Your Grandmother's Skort

I stopped wearing lycra a couple of years ago.  For years, I wore skintight jerseys and shorts made from that fabric.  So did the guys I rode with.   However, none of us would have worn anything so thin and stretchy if we weren't on our bikes.  


The truth is that I never really liked the way lycra felt on my skin.  Yes, it is light and moves with you.  But it can also feel clammy when you're sweating.  


After getting to a certain age (and gaining weight), I just felt silly wearing it.   It was like hanging a sign on myself that said, "I am an overaged wannabe."  For me, cycling has always been, in some way, an expression of my individuality:  When other people cramped themselves into gas-guzzling smog-belchers, I could stretch my legs and spread my wings.  And I have always wanted to do so with style as well as dignity.


When I started to transition, I also was asserting my femaleness in any way that I could.  Perhaps I engaged in some of that exaggerated femininity of which our detractors accuse us.  But cycling to work in a skirt and heels wasn't just a matter of trying to be, or be perceived as, a girl on a bike:  It was, it turns out, something I needed to do in order to integrate cycling with my new life and my identities as a woman and a cyclist.  


It's certainly easier to ride for more than an hour or so--especially on a diamond frame--in pants, shorts or tights than it is in a skirt.  Still, on a mild day, I enjoy the sensation of the breeze lapping around the hem of my skirt and rippling a strand of my scarf as I pedal.  As I'm weaving through traffic and around potholes, I can still imagine myself pedalling to a marketplace in Provence or Tuscany.

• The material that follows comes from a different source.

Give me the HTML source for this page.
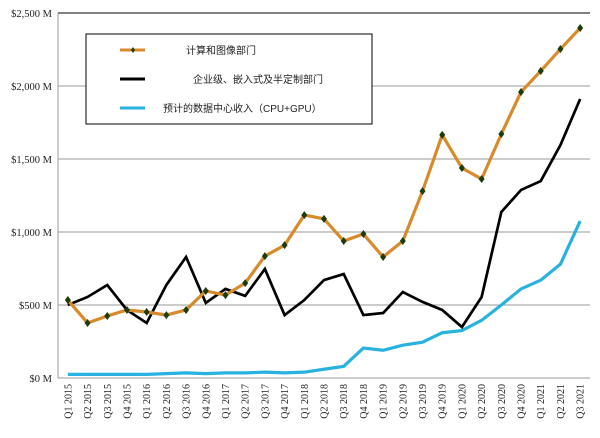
<!DOCTYPE html>
<html><head><meta charset="utf-8"><style>
body{margin:0;background:#fff;}
svg text{font-family:"Liberation Serif","Noto Serif CJK SC",serif;}
svg text.sans{font-family:"Liberation Sans","Noto Sans CJK SC",sans-serif;}
</style></head><body>
<svg id="chart" width="600" height="433" xmlns="http://www.w3.org/2000/svg"></svg>
<script>
const categories=["Q1 2015","Q2 2015","Q3 2015","Q4 2015","Q1 2016","Q2 2016","Q3 2016","Q4 2016","Q1 2017","Q2 2017","Q3 2017","Q4 2017","Q1 2018","Q2 2018","Q3 2018","Q4 2018","Q1 2019","Q2 2019","Q3 2019","Q4 2019","Q1 2020","Q2 2020","Q3 2020","Q4 2020","Q1 2021","Q2 2021","Q3 2021"];
const computeGraphics=[534,377,425,466,452,431,466,596,568,650,835,910,1116,1090,938,986,829,938,1280,1665,1438,1363,1671,1959,2103,2253,2397];
const enterpriseSemi=[500,555,637,466,377,637,829,514,610,562,747,431,534,671,712,431,445,589,521,466,349,555,1137,1288,1349,1596,1911];
const dataCenter=[25,25,25,25,25,30,35,30,35,35,40,35,40,60,80,205,190,225,245,310,325,395,500,610,670,780,1075];
const yTicks=[0,500,1000,1500,2000,2500];
const yTickLabels=["$0 M","$500 M","$1,000 M","$1,500 M","$2,000 M","$2,500 M"];

const NS="http://www.w3.org/2000/svg";
const svg=document.getElementById('chart');
const L=58,R=590,T=13,B=378,YMAX=2500;
const band=(R-L)/categories.length;
const x=i=>L+band*(i+0.5);
const y=v=>B-(v/YMAX)*(B-T);
function mk(tag,attrs,parent){const e=document.createElementNS(NS,tag);for(const k in attrs)e.setAttribute(k,attrs[k]);(parent||svg).appendChild(e);return e;}

yTicks.forEach((t,i)=>{
  const g=mk('line',{x1:L,x2:R,y1:y(t),y2:y(t),stroke:i===yTicks.length-1?'#000':'#999','stroke-width':1});
  
  
  const tx=mk('text',{x:L-6,y:y(t)+4,'text-anchor':'end','font-size':10.5,fill:'#222'});
  tx.textContent=yTickLabels[i];
  
  
});
const ax=mk('line',{x1:L,x2:L,y1:T,y2:B,stroke:'#999','stroke-width':1});



categories.forEach((c,i)=>{
  const tx=mk('text',{x:0,y:0,'text-anchor':'end','font-size':10,fill:'#222',transform:`translate(${x(i)+3.5},${B+6}) rotate(-90)`});
  tx.textContent=c;
  
  
});

function line(arr,color,w,name){
  const p=mk('polyline',{points:arr.map((v,i)=>x(i)+','+y(v)).join(' '),fill:'none',stroke:color,'stroke-width':w,'stroke-linejoin':'miter'});
  
  
}
line(dataCenter,'#27b2e0',3.2,'data-center-line');
line(enterpriseSemi,'#000',2.7,'enterprise-line');
line(computeGraphics,'#d98a2b',3.2,'compute-graphics-line');
computeGraphics.forEach((v,i)=>{
  const m=mk('path',{d:`M${x(i)},${y(v)-4}L${x(i)+3},${y(v)}L${x(i)},${y(v)+4}L${x(i)-3},${y(v)}Z`,fill:'#1a3d0a'});
  
  
});

const lg=mk('g',{});


mk('rect',{x:86,y:34,width:286,height:90,fill:'#fff',stroke:'#000','stroke-width':1},lg);
const items=[["#d98a2b","计算和图像部门",186,true],["#000","企业级、嵌入式及半定制部门",193,false],["#27b2e0","预计的数据中心收入（CPU+GPU）",163,false]];
items.forEach((it,k)=>{
  const yy=50+k*29;
  const l=mk('line',{x1:120,x2:145,y1:yy,y2:yy,stroke:it[0],'stroke-width':3},lg);
  
  
  if(it[3]){mk('path',{d:`M133,${yy-3}L135,${yy}L133,${yy+3}L131,${yy}Z`,fill:'#1a3d0a'},lg);}
  const t=mk('text',{x:it[2],y:yy+4,'font-size':10,fill:'#222','class':'sans'},lg);
  t.textContent=it[1];
  
  
});
</script>
</body></html>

But even the most restrictive clothing I've ever worn isn't as constraining as anything female cyclists were expected to wear a hundred years ago.  It's amazing to think that the garment shown in this illustration was actually an improvement in comfort and freedom of movement over what women had been wearing:






The skirt was divided and each part could be buckled around the ankles.  When the cyclist dismounted, she unbuckled them and was, by the standards of her time, attired like a proper lady.


It is one of those things I'd like to try just once.  

12 June 2010

Flaneurs, And A Project Or A Patient

Here is what I am greeted with at the end of my rides:






OK, so that's what they're made to do:  taking it easy.  Can't fault their fashion sense, either.  The smug-looking guy on his side is Max; the one with the "You talkin' to me?" pose is Charlie.




Here are Arielle and Tosca resting for the night.


And here is my latest patient, I mean, project:




This is the Schwinn I bought from that charming young couple last week.  As I do whenever I buy a used bike, I'm taking everything apart.  I opened up the headset, which, I believe, has never been cleaned.  What I didn't realize is that it has loose bearings rather than ring-shaped retainers with bearings.  So the bearings scattered to the four corners of the floor.  (How is it that you can completely lose something inside a 12X 12 room?)  I'll find them some day.  But the ones I have look like Ignaz Schwinn installed them himself.  


The only problem is that I don't have any 5/32" bearings in the house.  My other bikes have sealed cartridge bearings, so I haven't used loose ball bearings in a while.  And the shop in which I stopped during my ride didn't have them, either.  


Like the truth in The X Files, they're out there.  I just have to find the right shop.  I'm sure Bicycle Habitat has them.  If I don't find them elsewhere, I'll go to Habitat next time I'm in Soho--which should be soon.


Speaking of which...They got word that my Miss Mercian frame has been built.  Now it has to be painted.  That actually is a fairly long process.  But, hopefully, I'll have it by the end of next month.